As it turns out she wants it to solve the gender pronoun trap that has been laid now that people have been encouraged to believe that there are more genders than San Francisco has piles of human excrement. And she has even proposed a solution to the gender pronoun problem in the age of the non-binary, seemingly infinite, gender spectrum. And all we have to do to solve this intractable problem is embrace the suck.
She thinks we should adopt “they” as the English standard’s third-person, gender-neutral pronoun in all writing and speaking contexts. And don’t worry, you’ll get used to the bad English in no time.
So she ends up where progressives always do: acquiescing to a bunch of stupid people with a stupid solution in order to sidestep the sticky wicket of somebody, somewhere feeling offended by something.
That’s seriously close to throwing out the baby (gender unspecified) with the bathwater
We can assume she agrees with the offended in this case, as we know that when progressives don’t agree with those taking offense, their default action is RESIST rather than acquiesce.

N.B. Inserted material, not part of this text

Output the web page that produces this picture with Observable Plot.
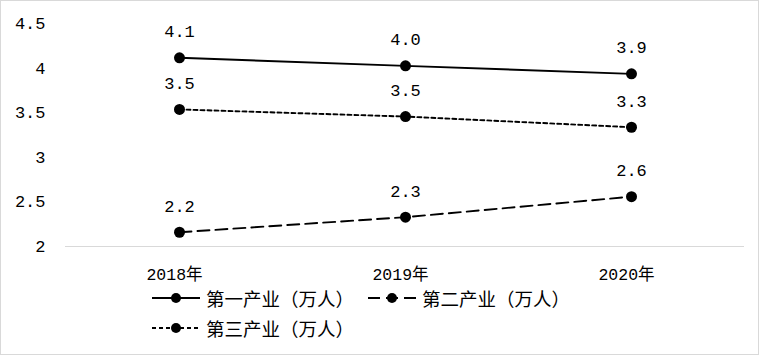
<!DOCTYPE html>
<html><head><meta charset="utf-8">
<script src="https://cdn.jsdelivr.net/npm/d3@7"></script>
<script src="https://cdn.jsdelivr.net/npm/@observablehq/plot@0.6"></script>
<style>
body{margin:0;background:#fff;}
#wrap{position:relative;width:759px;height:355px;overflow:hidden;background:#fff;}
#chart{position:absolute;left:0;top:0;}
#frame{position:absolute;left:0;top:0;width:759px;height:355px;box-sizing:border-box;border:1px solid #d9d9d9;pointer-events:none;}
#legend{position:absolute;left:152px;top:286px;width:440px;display:flex;flex-wrap:wrap;row-gap:6px;
  font-family:"Noto Sans CJK SC",sans-serif;font-size:18.5px;color:#000;}
.item{display:flex;align-items:center;width:216px;height:24px;}
.item svg{margin-right:6px;flex:none;}
</style></head>
<body>
<div id="wrap"><div id="chart"></div><div id="legend"></div><div id="frame"></div></div>
<script>
const years = ["2018年", "2019年", "2020年"];
const seriesNames = ["第一产业（万人）", "第二产业（万人）", "第三产业（万人）"];
const primaryValues = [4.12, 4.03, 3.94];
const secondaryValues = [2.16, 2.33, 2.56];
const tertiaryValues = [3.54, 3.46, 3.34];
const primaryLabels = ["4.1", "4.0", "3.9"];
const secondaryLabels = ["2.2", "2.3", "2.6"];
const tertiaryLabels = ["3.5", "3.5", "3.3"];
const yTicks = [2, 2.5, 3, 3.5, 4, 4.5];

const dashes = ["none", "12,6", "4,3"];
const valueSets = [primaryValues, secondaryValues, tertiaryValues];
const labelSets = [primaryLabels, secondaryLabels, tertiaryLabels];
const rows = [];
seriesNames.forEach((s, i) => years.forEach((yr, j) => rows.push({series: s, year: yr, value: valueSets[i][j], label: labelSets[i][j]})));

const mono = "'Liberation Mono', 'DejaVu Sans Mono', monospace";
const marks = [Plot.ruleY([2], {stroke: "#d9d9d9", strokeWidth: 1})];
seriesNames.forEach((s, i) => {
  marks.push(Plot.line(rows.filter(d => d.series === s), {x: "year", y: "value", stroke: "#000", strokeWidth: 1.9, strokeDasharray: dashes[i]}));
});
marks.push(Plot.dot(rows, {x: "year", y: "value", r: 5.5, fill: "#000", stroke: "none"}));
marks.push(Plot.text(rows, {x: "year", y: "value", text: "label", dy: -26, fontSize: 17, fontFamily: mono, fill: "#000"}));

const hasAxisMarks = typeof Plot.axisX === "function";
if (hasAxisMarks) {
  marks.push(Plot.axisY({ticks: yTicks, tickSize: 0, tickPadding: 20, fontSize: 17, fontFamily: mono, label: null, tickFormat: d => String(d)}));
  marks.push(Plot.axisX({tickSize: 0, tickPadding: 22, fontSize: 16.5, fontFamily: mono + ", 'Noto Sans CJK SC'", label: null, dx: -5}));
}

const chart = Plot.plot({
  width: 759, height: 290,
  marginLeft: 65, marginRight: 15, marginTop: 23.5, marginBottom: 44,
  style: {background: "transparent", color: "#000", fontSize: "17px", fontFamily: mono + ", 'Noto Sans CJK SC'"},
  x: hasAxisMarks ? {type: "point", domain: years, padding: 0.5, axis: null}
                  : {type: "point", domain: years, padding: 0.5, tickSize: 0, tickPadding: 22, label: null},
  y: hasAxisMarks ? {domain: [2, 4.5], axis: null}
                  : {domain: [2, 4.5], ticks: yTicks, tickSize: 0, tickPadding: 20, label: null, tickFormat: d => String(d)},
  marks
});
document.getElementById("chart").appendChild(chart);

const legend = document.getElementById("legend");
seriesNames.forEach((s, i) => {
  const item = document.createElement("div");
  item.className = "item";
  const sw = d3.create("svg").attr("width", 48).attr("height", 14);
  sw.append("line").attr("x1", 0).attr("x2", 48).attr("y1", 7).attr("y2", 7)
    .attr("stroke", "#000").attr("stroke-width", 1.9)
    .attr("stroke-dasharray", dashes[i] === "none" ? null : dashes[i]);
  sw.append("circle").attr("cx", 24).attr("cy", 7).attr("r", 5).attr("fill", "#000");
  item.appendChild(sw.node());
  const t = document.createElement("span");
  t.textContent = s;
  item.appendChild(t);
  legend.appendChild(item);
});
</script>
</body></html>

But Steph has lots of backup in the pronoun war, where the only resolution is for the language to conform to accommodate the demands of the gender-freaks rather than expecting them to conform to normative societal conventions (all most assuredly established by white guys).
Now comes ‘they’, and I admit it’s a tough one. Paula Froke, the AP Stylebook lead editor, gives two reasons for embracing ‘they’: ‘recognition that the spoken language uses they as singular’ and ‘the need for a pronoun for people who don’t identify as a he or a she’. The first ‘they’, as in ‘Everyone can decide which personal pronoun best matches their identity’, is what people have been doing for centuries anyway; most of us already use it without thinking.
I really must interject here: the only reason people have been “doing” it for “centuries” – by which I presume she means the later half of the 20th and the early part of the 21st – is because the feminazi’s insisted we stop using “he, him, etc. as a generic, genderless pronoun in such sentence structure. Up till then people may have “done it” but it was considered incorrect grammar, would earn a red mark when used in an essay and hopefully be pounded into your skull that it was NOT the correct use of the pronoun.
Until our author and other editors decided to advance the feminist cause by taking it upon themselves to refashion the English language by making it politically correct very few people of letters thought to use “they” where “he” sufficed. But ever since then language has been used as a weapon in the long war against men. But let us move on to the second part of Steph’s argument for making “they: and “theirs” singular as well as plural.
But the second usage, which raises fundamental questions about identity, society and the nature of reality itself, has met furious resistance.
A sentence like ‘Carey makes themself coffee every morning – they hate tea’ violate deeply engrained rules of grammar. Saying ‘Lisa told me they love gardening’ calls into question basic categories of being. For many people, ‘they’ is the untuned string that portends discord and chaos…
Language evolves, and no amount of fulminating, or imposition of rules, can stop it. But more importantly, justice demands that we make the effort to accept ‘they’, ‘themself’ or any new gender-neutral pronouns that achieve widespread use. A language that collapses male and female into ‘man’ reflects a society that strips women of their separate being. And a language that collapses the spectrum of gender identities into male and female reflects a society that refuses to acknowledge the identity and very existence of a significant segment of its population. In the Trans Allyship Workbook (2017), Davey Shlasko writes:
The rule against using singular they is enforced neither because it preserves some consistent, objective grammatical standard, nor because it serves our communication needs. It is enforced because enforcing language norms is a way of enforcing power structures.
And there it is: PATRIARCHY! I knew it, “patriarchy” is the new progressive bogey-man (person?) that the tribe can huddle, offended, around.
Our editor/author concludes by saying that although she believes that using “he or she” worked “if used well” she still believes it must be dropped now “simply because it leaves out other gender identities.”
And we can’t have that because, shut up!
While I still adhere to the “there are only 2 genders” rule I do have a modest proposal that could end this crisis of genderization. Could we all just stipulate to the pre-I-Am-Woman-Hear-Me-Roar era convention of gender neutrality? That is to say, in certain usage he, his, man, and men refer not to genitalia of any sort but rather to the entire human genus of Homo sapiens, regardless of which of the 198 genders you identify with.
I mean, let’s not make this any harder than it has to be because it’s only going to get tougher. What are we to do once our fellow Earthlings no longer identify as humanoids at all?
Maybe we should be working on what we’ll have to do to accommodate them instead of trying to reinvent the old gender pronoun controversy.
For the record, when they day comes, I’d like to recommend the exclusive use of youse and youse youses as both singular and plural pronouns for all life-forms.